A member of staff at Redstone Academy in Birmingham told pupils that “university is not for females”, according to an Ofsted report.
The fee-charging school, which has been judged as “inadequate”, gives boys first choice of work experience places and a wider range of extracurricular activities – including sport, the report said.
Boys and girls were “unlawfully segregated” for all activities in the secondary school except for assemblies, inspectors found.
The school, which charges up to £2,885 in annual fees, also bars girls from playing ju-jitsu and football, and makes them wear uniforms on school trips while the boys do not have to.
“Boys enjoy school more than girls. This is because they are treated favourably and have more privileges,” the Ofsted report said. “Some of the girls told us that they do not like this. They said that this was not fair and feel disadvantaged.”
Inspectors visited the school in November and concluded its unlawful segregation of pupils by sex is having a “negative impact” on girls’ education and self-confidence.
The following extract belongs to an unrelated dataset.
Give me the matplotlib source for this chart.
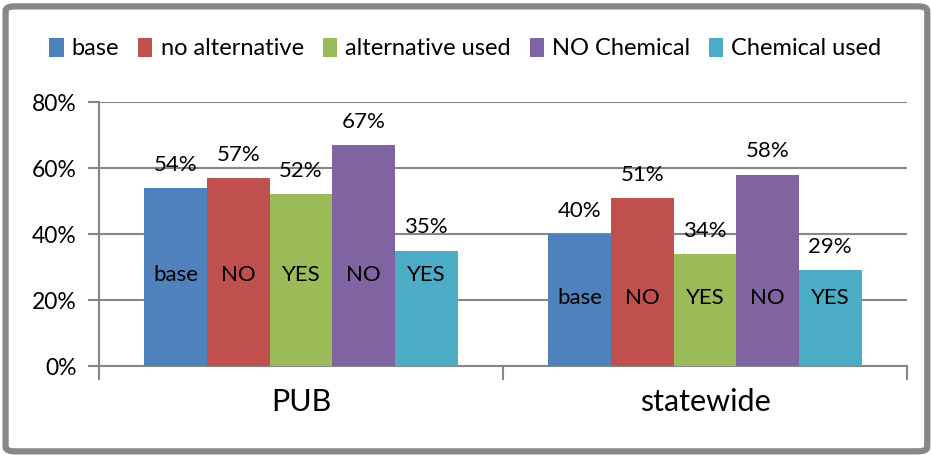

It comes after the Court of Appeal concluded in 2017 that an Islamic faith school’s policy of segregating boys from girls was unlawful sex discrimination.
Ofsted had placed the mixed-sex Al-Hijrah school in Birmingham into special measures in 2016 after it claimed dividing classes was discriminatory.
Saadat Rasool, headteacher of Redstone Academy, has said it has no intention of defying the law in any way.
He said: “We believe the idea that boys are ‘given favourable treatment and more opportunities than girls’ is just not accurate as all the previous Ofsted reports have noted that provision for boys and girls has been equal and fair.
“We work very diligently to offer the best to both boys and girls at our school – and both are given equal opportunities to be successful in whatever they choose.”